### What is expected
Quote verbatim everything from the line containing "Output the web" down to the line containing "['\u221214', '', '\u221210', '', '\u22126', '', '\u22122'];", with both of those lines included and no others.

### Provided information
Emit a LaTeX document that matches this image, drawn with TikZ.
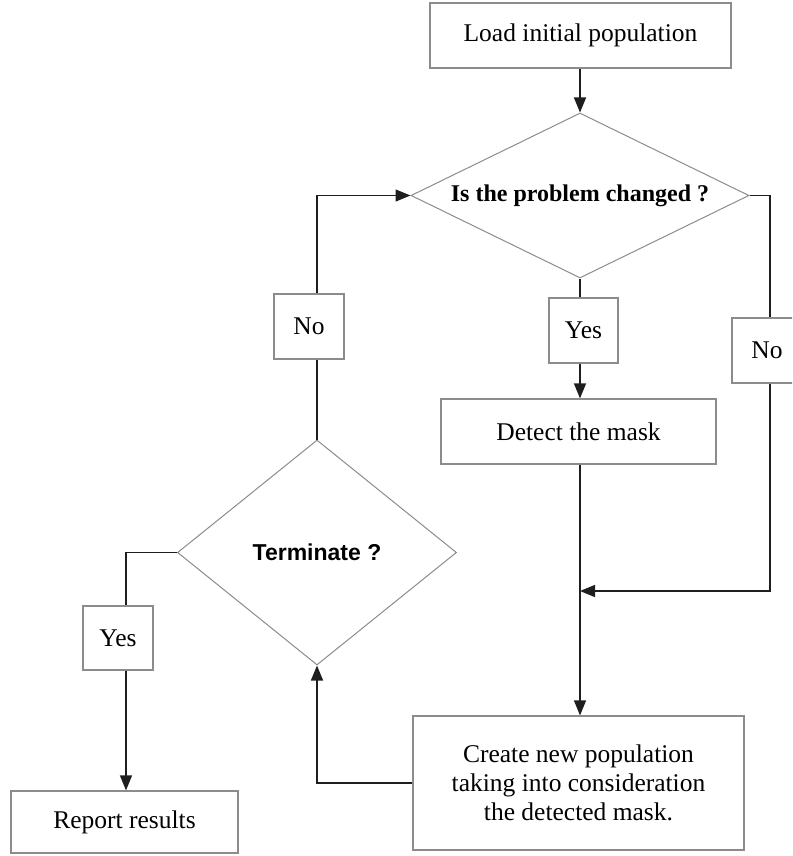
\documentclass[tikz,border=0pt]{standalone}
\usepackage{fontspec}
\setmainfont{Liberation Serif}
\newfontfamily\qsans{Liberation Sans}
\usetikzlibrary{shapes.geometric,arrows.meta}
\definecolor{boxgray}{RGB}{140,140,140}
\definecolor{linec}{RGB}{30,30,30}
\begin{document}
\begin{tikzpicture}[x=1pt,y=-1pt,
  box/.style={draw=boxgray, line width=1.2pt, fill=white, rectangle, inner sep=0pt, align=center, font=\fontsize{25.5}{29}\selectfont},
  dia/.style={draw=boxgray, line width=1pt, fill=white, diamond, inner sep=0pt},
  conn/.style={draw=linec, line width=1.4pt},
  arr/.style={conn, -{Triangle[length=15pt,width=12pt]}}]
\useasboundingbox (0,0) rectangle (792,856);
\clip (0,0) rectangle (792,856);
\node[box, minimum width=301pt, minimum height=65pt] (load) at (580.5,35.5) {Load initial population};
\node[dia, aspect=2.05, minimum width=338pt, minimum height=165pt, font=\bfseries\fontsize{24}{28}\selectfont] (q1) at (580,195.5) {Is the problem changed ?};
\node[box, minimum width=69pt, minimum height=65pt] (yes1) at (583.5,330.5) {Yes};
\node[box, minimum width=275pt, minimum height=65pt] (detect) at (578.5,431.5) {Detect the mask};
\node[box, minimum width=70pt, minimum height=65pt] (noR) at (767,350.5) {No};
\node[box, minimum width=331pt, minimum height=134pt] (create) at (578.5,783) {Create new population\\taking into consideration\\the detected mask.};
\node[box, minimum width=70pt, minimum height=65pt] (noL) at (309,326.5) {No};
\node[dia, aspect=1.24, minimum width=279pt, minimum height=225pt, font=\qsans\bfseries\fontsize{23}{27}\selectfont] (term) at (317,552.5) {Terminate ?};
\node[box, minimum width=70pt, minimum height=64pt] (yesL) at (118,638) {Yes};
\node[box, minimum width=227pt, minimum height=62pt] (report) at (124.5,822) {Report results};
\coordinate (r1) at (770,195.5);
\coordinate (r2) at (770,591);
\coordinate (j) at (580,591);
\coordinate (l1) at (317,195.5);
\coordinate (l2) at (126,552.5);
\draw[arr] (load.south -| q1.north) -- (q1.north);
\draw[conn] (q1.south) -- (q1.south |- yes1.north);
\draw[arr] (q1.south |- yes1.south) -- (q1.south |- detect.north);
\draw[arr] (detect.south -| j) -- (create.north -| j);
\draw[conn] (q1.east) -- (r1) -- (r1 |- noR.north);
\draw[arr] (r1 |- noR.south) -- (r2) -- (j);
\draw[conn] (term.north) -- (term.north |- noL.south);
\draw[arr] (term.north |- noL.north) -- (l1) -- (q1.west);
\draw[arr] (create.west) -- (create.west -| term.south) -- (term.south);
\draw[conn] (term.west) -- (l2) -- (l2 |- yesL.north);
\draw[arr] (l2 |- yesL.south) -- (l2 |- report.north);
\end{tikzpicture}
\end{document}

--

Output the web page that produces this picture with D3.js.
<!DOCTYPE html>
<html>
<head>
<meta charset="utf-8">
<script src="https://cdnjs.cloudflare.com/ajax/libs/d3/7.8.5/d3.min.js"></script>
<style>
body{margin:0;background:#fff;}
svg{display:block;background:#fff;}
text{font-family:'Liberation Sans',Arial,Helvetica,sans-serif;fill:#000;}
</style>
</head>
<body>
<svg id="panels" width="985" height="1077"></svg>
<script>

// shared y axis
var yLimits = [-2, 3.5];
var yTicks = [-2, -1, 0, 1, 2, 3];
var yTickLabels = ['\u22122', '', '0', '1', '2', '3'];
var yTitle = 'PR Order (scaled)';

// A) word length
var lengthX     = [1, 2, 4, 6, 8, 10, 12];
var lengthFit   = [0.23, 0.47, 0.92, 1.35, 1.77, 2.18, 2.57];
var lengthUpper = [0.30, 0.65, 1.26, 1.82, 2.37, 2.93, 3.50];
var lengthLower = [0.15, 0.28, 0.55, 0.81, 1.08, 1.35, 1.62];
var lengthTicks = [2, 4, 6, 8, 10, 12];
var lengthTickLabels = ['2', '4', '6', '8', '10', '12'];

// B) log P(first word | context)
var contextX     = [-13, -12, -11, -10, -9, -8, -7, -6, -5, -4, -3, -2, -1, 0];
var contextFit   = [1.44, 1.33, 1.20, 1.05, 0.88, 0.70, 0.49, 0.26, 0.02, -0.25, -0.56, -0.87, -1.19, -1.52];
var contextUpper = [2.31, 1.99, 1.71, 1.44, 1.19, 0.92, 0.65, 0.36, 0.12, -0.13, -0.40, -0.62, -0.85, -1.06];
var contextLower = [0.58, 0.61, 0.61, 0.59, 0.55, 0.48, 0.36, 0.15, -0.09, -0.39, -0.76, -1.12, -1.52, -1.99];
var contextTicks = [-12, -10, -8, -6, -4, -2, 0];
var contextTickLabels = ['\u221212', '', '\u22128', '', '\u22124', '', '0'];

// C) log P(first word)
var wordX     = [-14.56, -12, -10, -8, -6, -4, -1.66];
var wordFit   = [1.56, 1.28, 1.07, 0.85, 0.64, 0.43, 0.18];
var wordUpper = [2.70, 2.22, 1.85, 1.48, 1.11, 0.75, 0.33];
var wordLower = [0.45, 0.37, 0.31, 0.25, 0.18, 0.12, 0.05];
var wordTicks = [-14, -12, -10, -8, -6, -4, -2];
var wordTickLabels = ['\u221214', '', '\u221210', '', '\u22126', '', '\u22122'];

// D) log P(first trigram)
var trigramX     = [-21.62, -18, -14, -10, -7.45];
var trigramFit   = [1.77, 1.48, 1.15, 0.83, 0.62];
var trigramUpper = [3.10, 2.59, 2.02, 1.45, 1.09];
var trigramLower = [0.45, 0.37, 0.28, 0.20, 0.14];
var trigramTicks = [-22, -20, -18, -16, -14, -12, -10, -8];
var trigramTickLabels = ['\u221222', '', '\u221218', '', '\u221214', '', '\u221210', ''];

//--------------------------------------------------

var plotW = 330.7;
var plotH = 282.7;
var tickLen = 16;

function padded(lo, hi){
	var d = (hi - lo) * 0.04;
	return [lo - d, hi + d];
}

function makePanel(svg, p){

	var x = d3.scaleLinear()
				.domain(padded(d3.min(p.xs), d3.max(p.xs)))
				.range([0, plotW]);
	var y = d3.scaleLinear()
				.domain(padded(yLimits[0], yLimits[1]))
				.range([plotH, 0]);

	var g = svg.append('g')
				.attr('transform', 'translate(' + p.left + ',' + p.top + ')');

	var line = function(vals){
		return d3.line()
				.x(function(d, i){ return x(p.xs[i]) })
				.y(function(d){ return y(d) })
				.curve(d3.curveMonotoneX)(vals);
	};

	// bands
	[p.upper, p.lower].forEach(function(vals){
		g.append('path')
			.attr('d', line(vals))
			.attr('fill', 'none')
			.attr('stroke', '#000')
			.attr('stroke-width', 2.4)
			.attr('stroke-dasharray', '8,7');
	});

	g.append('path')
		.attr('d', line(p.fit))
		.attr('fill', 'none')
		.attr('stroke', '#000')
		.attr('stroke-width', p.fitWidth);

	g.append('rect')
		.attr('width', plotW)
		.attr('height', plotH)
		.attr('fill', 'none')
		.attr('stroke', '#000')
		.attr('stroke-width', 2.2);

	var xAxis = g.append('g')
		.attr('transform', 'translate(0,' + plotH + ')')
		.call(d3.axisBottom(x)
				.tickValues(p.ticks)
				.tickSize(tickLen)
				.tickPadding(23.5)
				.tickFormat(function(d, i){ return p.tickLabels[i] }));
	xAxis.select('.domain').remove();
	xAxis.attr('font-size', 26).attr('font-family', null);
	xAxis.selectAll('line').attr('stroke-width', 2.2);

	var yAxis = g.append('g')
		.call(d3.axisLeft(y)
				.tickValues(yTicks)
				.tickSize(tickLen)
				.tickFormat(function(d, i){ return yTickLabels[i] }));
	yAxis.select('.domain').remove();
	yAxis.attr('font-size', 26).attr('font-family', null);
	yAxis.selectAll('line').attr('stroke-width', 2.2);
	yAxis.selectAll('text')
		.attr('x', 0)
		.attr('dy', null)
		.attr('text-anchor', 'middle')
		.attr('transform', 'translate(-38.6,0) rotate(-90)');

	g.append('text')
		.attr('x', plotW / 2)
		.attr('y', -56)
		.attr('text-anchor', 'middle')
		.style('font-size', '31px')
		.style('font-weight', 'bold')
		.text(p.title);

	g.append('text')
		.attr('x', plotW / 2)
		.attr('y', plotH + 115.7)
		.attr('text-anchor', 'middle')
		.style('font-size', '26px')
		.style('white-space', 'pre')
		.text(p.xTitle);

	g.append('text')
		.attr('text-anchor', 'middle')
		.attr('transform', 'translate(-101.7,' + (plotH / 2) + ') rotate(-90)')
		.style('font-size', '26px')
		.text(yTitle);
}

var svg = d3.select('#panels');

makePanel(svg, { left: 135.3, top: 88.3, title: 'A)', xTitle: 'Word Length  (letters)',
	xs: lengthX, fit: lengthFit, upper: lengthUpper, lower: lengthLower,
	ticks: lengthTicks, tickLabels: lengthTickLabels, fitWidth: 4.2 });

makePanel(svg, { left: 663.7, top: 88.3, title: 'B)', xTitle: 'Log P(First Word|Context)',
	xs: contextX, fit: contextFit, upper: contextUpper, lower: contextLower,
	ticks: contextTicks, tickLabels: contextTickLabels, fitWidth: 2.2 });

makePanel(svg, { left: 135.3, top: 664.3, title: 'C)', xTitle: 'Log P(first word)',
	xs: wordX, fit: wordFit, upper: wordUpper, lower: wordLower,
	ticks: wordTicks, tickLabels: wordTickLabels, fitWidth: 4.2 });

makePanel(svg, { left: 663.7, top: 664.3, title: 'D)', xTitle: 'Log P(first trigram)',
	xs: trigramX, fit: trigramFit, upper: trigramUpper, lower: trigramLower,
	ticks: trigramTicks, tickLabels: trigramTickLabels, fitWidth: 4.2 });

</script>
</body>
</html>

...

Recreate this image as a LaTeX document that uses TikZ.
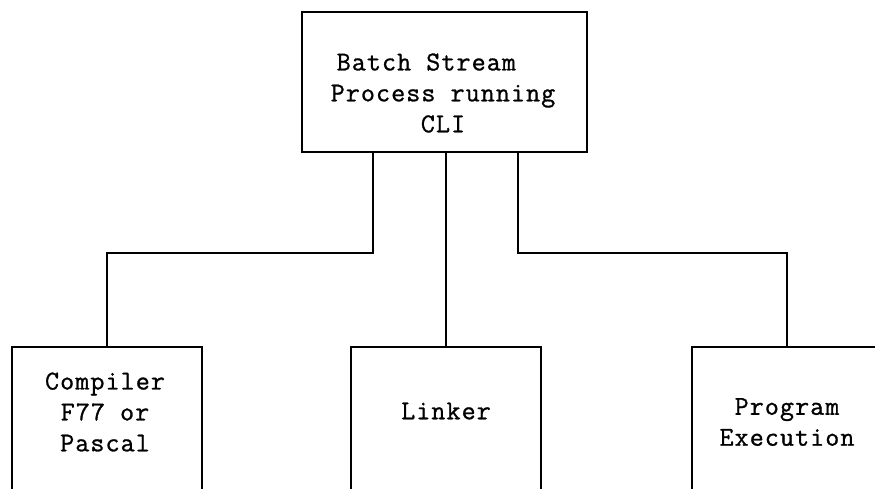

### Correct result
Output the web page that produces this picture with D3.js.
<!DOCTYPE html>
<html>
<head>
<meta charset="utf-8">
<script src="https://cdnjs.cloudflare.com/ajax/libs/d3/7.8.5/d3.min.js"></script>
<style>
body{margin:0;background:#fff;}
svg{display:block;background:#fff;}
text{font-family:'Liberation Sans',Arial,Helvetica,sans-serif;fill:#000;}
</style>
</head>
<body>
<svg id="panels" width="985" height="1077"></svg>
<script>

// shared y axis
var yLimits = [-2, 3.5];
var yTicks = [-2, -1, 0, 1, 2, 3];
var yTickLabels = ['\u22122', '', '0', '1', '2', '3'];
var yTitle = 'PR Order (scaled)';

// A) word length
var lengthX     = [1, 2, 4, 6, 8, 10, 12];
var lengthFit   = [0.23, 0.47, 0.92, 1.35, 1.77, 2.18, 2.57];
var lengthUpper = [0.30, 0.65, 1.26, 1.82, 2.37, 2.93, 3.50];
var lengthLower = [0.15, 0.28, 0.55, 0.81, 1.08, 1.35, 1.62];
var lengthTicks = [2, 4, 6, 8, 10, 12];
var lengthTickLabels = ['2', '4', '6', '8', '10', '12'];

// B) log P(first word | context)
var contextX     = [-13, -12, -11, -10, -9, -8, -7, -6, -5, -4, -3, -2, -1, 0];
var contextFit   = [1.44, 1.33, 1.20, 1.05, 0.88, 0.70, 0.49, 0.26, 0.02, -0.25, -0.56, -0.87, -1.19, -1.52];
var contextUpper = [2.31, 1.99, 1.71, 1.44, 1.19, 0.92, 0.65, 0.36, 0.12, -0.13, -0.40, -0.62, -0.85, -1.06];
var contextLower = [0.58, 0.61, 0.61, 0.59, 0.55, 0.48, 0.36, 0.15, -0.09, -0.39, -0.76, -1.12, -1.52, -1.99];
var contextTicks = [-12, -10, -8, -6, -4, -2, 0];
var contextTickLabels = ['\u221212', '', '\u22128', '', '\u22124', '', '0'];

// C) log P(first word)
var wordX     = [-14.56, -12, -10, -8, -6, -4, -1.66];
var wordFit   = [1.56, 1.28, 1.07, 0.85, 0.64, 0.43, 0.18];
var wordUpper = [2.70, 2.22, 1.85, 1.48, 1.11, 0.75, 0.33];
var wordLower = [0.45, 0.37, 0.31, 0.25, 0.18, 0.12, 0.05];
var wordTicks = [-14, -12, -10, -8, -6, -4, -2];
var wordTickLabels = ['\u221214', '', '\u221210', '', '\u22126', '', '\u22122'];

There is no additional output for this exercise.